Gatz, the marathon devised by New York's experimental theatre outfit, Elevator Repair Service, aims to offer a third option – trek to the theatre and have a great book (in this case, Scott Fitzgerald's The Great Gatsby) read out to you in its entirety by a company of 13 in the course of six hours-plus of performance time.
The allegedly liberating wheeze of John Collins's much ballyhooed production is to recreate the novel in a drab mid-1990s office. At the start, while he's waiting for technical support for a frozen computer, one of the drones idly picks up a battered paperback and reads out the famous opening "In my younger and more vulnerable years my father gave me some advice..." Around him, his co-workers start to participate, turning into characters for whom they would not be Central Casting's ideal choice.
Jim Fletcher who plays Jim, the middle-management type who eventually portrays the titular tycoon, claims this novel is "kind of like what they say about Afghanistan – nobody has ever invaded it or reoccupied it". I am not sure the breakthrough solution lies in what happens here.
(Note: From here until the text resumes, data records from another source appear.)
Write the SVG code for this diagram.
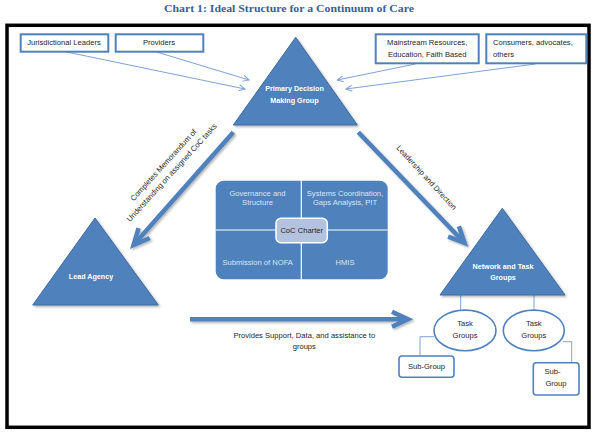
<svg xmlns="http://www.w3.org/2000/svg" width="597" height="435" viewBox="0 0 597 435">
<defs>
<style>
.t{font-family:"Liberation Sans",Arial,sans-serif;font-size:7.6px;fill:#262626}
.tc{text-anchor:middle}
.w{font-family:"Liberation Sans",Arial,sans-serif;font-size:7.2px;font-weight:bold;fill:#ffffff;text-anchor:middle}
.q{font-family:"Liberation Sans",Arial,sans-serif;font-size:7.6px;fill:#dce6f2;text-anchor:middle}
.box{fill:#ffffff;stroke:#4f81bd;stroke-width:2}
.rbox{fill:#ffffff;stroke:#4f81bd;stroke-width:1.6}
.tri{fill:#4f81bd;stroke:#3d6aa1;stroke-width:1}
.thin{fill:none;stroke:#7ea3d6;stroke-width:1}
.big{fill:none;stroke:#4f81bd;stroke-width:4.5}
.link{fill:none;stroke:#7ea3d6;stroke-width:1}
</style>
<filter id="sh" x="-20%" y="-20%" width="140%" height="140%">
<feDropShadow dx="1.5" dy="1.5" stdDeviation="1" flood-color="#000" flood-opacity="0.3"/>
</filter>
<marker id="bigHead" markerUnits="userSpaceOnUse" viewBox="-20 -12 30 24" refX="0" refY="0" markerWidth="30" markerHeight="24" orient="auto" overflow="visible">
<path d="M-15,-7.5 L1,0 L-15,7.5" fill="none" stroke="#4f81bd" stroke-width="4.5"/>
</marker>
<marker id="thinHead" markerUnits="userSpaceOnUse" viewBox="-8 -5 10 10" refX="0" refY="0" markerWidth="10" markerHeight="10" orient="auto" overflow="visible">
<path d="M-6,-3 L0,0 L-6,3" fill="none" stroke="#7ea3d6" stroke-width="1"/>
</marker>
</defs>
<rect width="597" height="435" fill="#ffffff"/>
<text x="289" y="12" text-anchor="middle" font-family="'Liberation Serif','Times New Roman',serif" font-size="10.5" font-weight="bold" fill="#3a5f96" textLength="250" lengthAdjust="spacingAndGlyphs">Chart 1: Ideal Structure for a Continuum of Care</text>
<rect x="7" y="25.3" width="582" height="402" fill="none" stroke="#000000" stroke-width="3.5"/>

<g id="connectors">
<line class="thin" x1="66.7" y1="52" x2="245" y2="89" marker-end="url(#thinHead)"/>
<line class="thin" x1="156.7" y1="52" x2="249" y2="80" marker-end="url(#thinHead)"/>
<line class="thin" x1="415.3" y1="64" x2="337.3" y2="80" marker-end="url(#thinHead)"/>
<line class="thin" x1="535.3" y1="64" x2="346" y2="89" marker-end="url(#thinHead)"/>
<g filter="url(#sh)">
<line class="big" x1="233.3" y1="132.3" x2="134.2" y2="244.3" marker-end="url(#bigHead)"/>
<line class="big" x1="358.3" y1="132.3" x2="463.9" y2="242.2" marker-end="url(#bigHead)"/>
<line class="big" x1="190" y1="319.3" x2="407" y2="319.3" marker-end="url(#bigHead)"/>
</g>
<g transform="translate(167.5,168.7) rotate(-47.7)">
<text class="t tc" x="0" y="-2.9">Completes Memorandum of</text>
<text class="t tc" x="0" y="8.4">Understanding on assigned CoC tasks</text>
</g>
<text class="t tc" transform="translate(426.7,177.5) rotate(47.3)" x="0" y="2.7">Leadership and Direction</text>
<text class="t tc" x="304.3" y="337.5">Provides Support, Data, and assistance to</text>
<text class="t tc" x="304.3" y="349.2">groups</text>
<line class="link" x1="460.7" y1="295" x2="460.7" y2="310.5"/>
<line class="link" x1="534" y1="295" x2="534" y2="310.5"/>
<polyline class="link" points="434,336.7 420,336.7 420,356"/>
<polyline class="link" points="562.7,341.7 571.7,341.7 571.7,362.7"/>
</g>

<g id="jurisdictional">
<rect class="box" x="20.7" y="34.3" width="87.6" height="17.4"/>
<text class="t tc" x="64" y="45.3">Jurisdictional Leaders</text>
</g>
<g id="providers">
<rect class="box" x="115.7" y="34.3" width="87.6" height="17.4"/>
<text class="t tc" x="159" y="45.3">Providers</text>
</g>
<g id="mainstream">
<rect class="box" x="375.7" y="34.3" width="103" height="29"/>
<text class="t tc" x="427.2" y="45.3">Mainstream Resources,</text>
<text class="t tc" x="427.2" y="56.7">Education, Faith Based</text>
</g>
<g id="consumers">
<rect class="box" x="486.3" y="34.3" width="100" height="29"/>
<text class="t" x="493" y="45.3">Consumers, advocates,</text>
<text class="t" x="493" y="56.7">others</text>
</g>

<g id="primary">
<polygon class="tri" filter="url(#sh)" points="295.7,37.3 357.3,125 233.3,125"/>
<text class="w" x="294.5" y="90.8">Primary Decision</text>
<text class="w" x="294.5" y="102.5">Making Group</text>
</g>
<g id="lead">
<polygon class="tri" filter="url(#sh)" points="95,218 158.3,305 32.7,305"/>
<text class="w" x="91" y="279.3">Lead Agency</text>
</g>
<g id="network">
<polygon class="tri" filter="url(#sh)" points="502.3,208.3 565,295 440,295"/>
<text class="w" x="503" y="268.6">Network and Task</text>
<text class="w" x="503" y="280.3">Groups</text>
</g>

<g id="charter">
<rect x="215.7" y="180.7" width="172" height="98.6" rx="8" fill="#4f81bd"/>
<line x1="301.3" y1="180.7" x2="301.3" y2="279.3" stroke="#ffffff" stroke-width="1.2"/>
<line x1="215.7" y1="230" x2="387.7" y2="230" stroke="#ffffff" stroke-width="1.2"/>
<text class="q" x="257.5" y="195.8">Governance and</text>
<text class="q" x="257.5" y="205.2">Structure</text>
<text class="q" x="345" y="195.8">Systems Coordination,</text>
<text class="q" x="345" y="205.2">Gaps Analysis, PIT</text>
<text class="q" x="257.7" y="265.2">Submission of NOFA</text>
<text class="q" x="345" y="265.2">HMIS</text>
<rect x="276" y="218.3" width="51.3" height="24.4" rx="5" fill="#b3c3df" stroke="#ffffff" stroke-width="1.5"/>
<text class="t tc" x="301.7" y="233.2">CoC Charter</text>
</g>

<g id="task1">
<ellipse class="rbox" cx="465" cy="330.4" rx="31" ry="20.3"/>
<text class="t tc" x="465" y="325.8">Task</text>
<text class="t tc" x="465" y="337.5">Groups</text>
</g>
<g id="task2">
<ellipse class="rbox" cx="533.8" cy="330.4" rx="30.5" ry="20.3"/>
<text class="t tc" x="533.8" y="325.8">Task</text>
<text class="t tc" x="533.8" y="337.5">Groups</text>
</g>
<g id="subgroup1">
<rect class="rbox" x="399" y="356" width="55" height="21.3" rx="3"/>
<text class="t tc" x="426.5" y="368.7">Sub-Group</text>
</g>
<g id="subgroup2">
<rect class="rbox" x="533.3" y="362.7" width="45.7" height="32.3" rx="3"/>
<text class="t tc" x="552.5" y="374.3">Sub-</text>
<text class="t tc" x="556" y="385.9">Group</text>
</g>
</svg>
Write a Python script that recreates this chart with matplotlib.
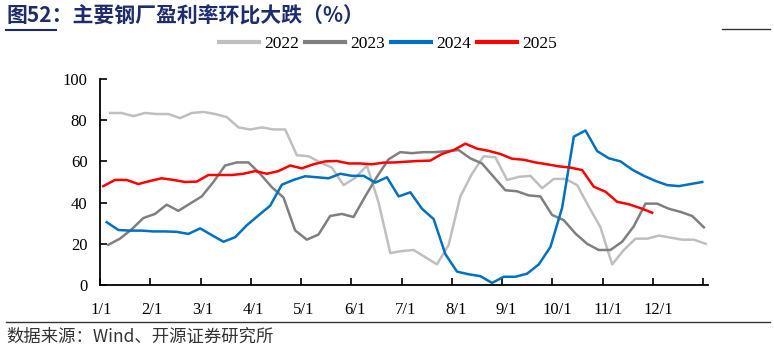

Fitzgerald's subtle ambivalence is, for the most part, crudely divided between relentless slapstick and Nick the reader's infatuation with the novel. It is paradoxical that this extravagantly over-hyped show becomes genuinely moving only towards the end when Nick jettisons the book and speaks to us directly in defiant solidarity with the slaughtered Gatsby against the closing ranks of the callous rich. Before that, it can feel like a bit of an endurance test.